All lines from the beginning of the listing through the line with "(0,0) rectangle (620,455);" are to be copied word for word; the pictures are not.

§ DATASET EXCERPT

━━━━━━━━━━

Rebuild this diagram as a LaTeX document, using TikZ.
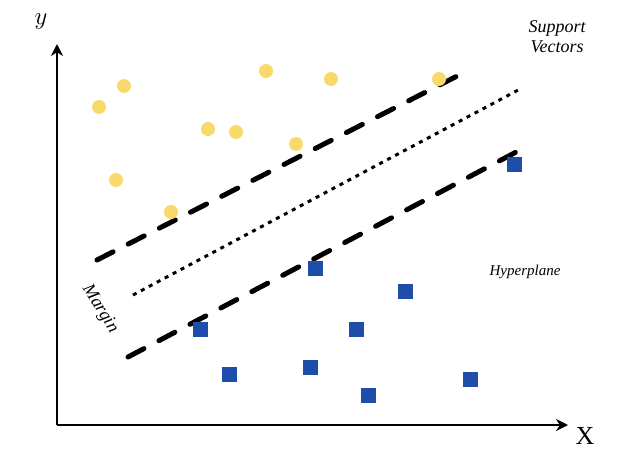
\documentclass[tikz,border=0pt]{standalone}
\usepackage{tikz}
\usetikzlibrary{arrows.meta, positioning}
\usepackage{xcolor}
\usepackage{fontspec}
\newfontfamily\labelfont{Liberation Serif}

\definecolor{dotyellow}{HTML}{F7D96C}
\definecolor{sqblue}{HTML}{1F4EAA}

\begin{document}
\begin{tikzpicture}[x=1pt, y=-1pt]
                \tikzstyle{pointA} = [shape=circle, fill=dotyellow, draw=none, minimum size=14pt, inner sep=0pt];
                \tikzstyle{pointB} = [shape=rectangle, fill=sqblue, draw=none, minimum size=15pt, inner sep=0pt];
                \tikzstyle{margin line} = [line width=5pt, line cap=round, dash pattern=on 18pt off 17pt];
                \tikzstyle{label} = [font=\labelfont\itshape\fontsize{18}{20}\selectfont, align=center, inner sep=1pt];

                \useasboundingbox (0,0) rectangle (620,455);

                % axes
                \coordinate (O) at (57,425);
                \coordinate (Ytop) at (57,44);
                \coordinate (Xend) at (568,425);
                \draw[-{Stealth[length=12pt,width=12pt]}, line width=2.8pt] (O) -- (Ytop);
                \draw[-{Stealth[length=12pt,width=12pt]}, line width=2.8pt] (O) -- (Xend);
                \node[font=\fontsize{30}{30}\selectfont](ylab) at (41,22) {$y$};
                \node[font=\labelfont\fontsize{26}{26}\selectfont](xlab) at (585,436) {X};

                % margins and hyperplane
                \coordinate (U1) at (97,260);
                \coordinate (U2) at (465,72);
                \coordinate (L1) at (128,357);
                \coordinate (L2) at (520,150);
                \coordinate (H1) at (133,295);
                \coordinate (H2) at (522,88);
                \draw[margin line] (U1) -- (U2);
                \draw[margin line] (L1) -- (L2);
                \draw[line width=3pt, dash pattern=on 4pt off 5pt] (H1) -- (H2);

                % class one
                \node[pointA](a1) at (99,107) {};
                \node[pointA](a2) at (124,86) {};
                \node[pointA](a3) at (116,180) {};
                \node[pointA](a4) at (171,212) {};
                \node[pointA](a5) at (208,129) {};
                \node[pointA](a6) at (236,132) {};
                \node[pointA](a7) at (266,71) {};
                \node[pointA](a8) at (296,144) {};
                \node[pointA](a9) at (331,79) {};
                \node[pointA](a10) at (439,79) {};

                % class two
                \node[pointB](b1) at (514,164) {};
                \node[pointB](b2) at (315,268) {};
                \node[pointB](b3) at (405,291) {};
                \node[pointB](b4) at (200,329) {};
                \node[pointB](b5) at (356,329) {};
                \node[pointB](b6) at (229,374) {};
                \node[pointB](b7) at (310,367) {};
                \node[pointB](b8) at (368,395) {};
                \node[pointB](b9) at (470,379) {};

                % labels
                \node[label](sv) at (557,37) {Support\\Vectors};
                \node[label, font=\labelfont\itshape\fontsize{15}{15}\selectfont](hp) at (525,272) {Hyperplane};
                \node[label, rotate=-58](mg) at (100,309) {Margin};
\end{tikzpicture}
\end{document}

━━━━━━━━━━

§ TASK RESULT
Rebuild this diagram as a LaTeX document, using TikZ.
\documentclass[tikz,border=0pt]{standalone}
\usepackage{tikz}
\usetikzlibrary{arrows.meta, positioning}
\usepackage{xcolor}
\usepackage{fontspec}
\newfontfamily\labelfont{Liberation Serif}

\definecolor{dotyellow}{HTML}{F7D96C}
\definecolor{sqblue}{HTML}{1F4EAA}

\begin{document}
\begin{tikzpicture}[x=1pt, y=-1pt]
                \tikzstyle{pointA} = [shape=circle, fill=dotyellow, draw=none, minimum size=14pt, inner sep=0pt];
                \tikzstyle{pointB} = [shape=rectangle, fill=sqblue, draw=none, minimum size=15pt, inner sep=0pt];
                \tikzstyle{margin line} = [line width=5pt, line cap=round, dash pattern=on 18pt off 17pt];
                \tikzstyle{label} = [font=\labelfont\itshape\fontsize{18}{20}\selectfont, align=center, inner sep=1pt];

                \useasboundingbox (0,0) rectangle (620,455);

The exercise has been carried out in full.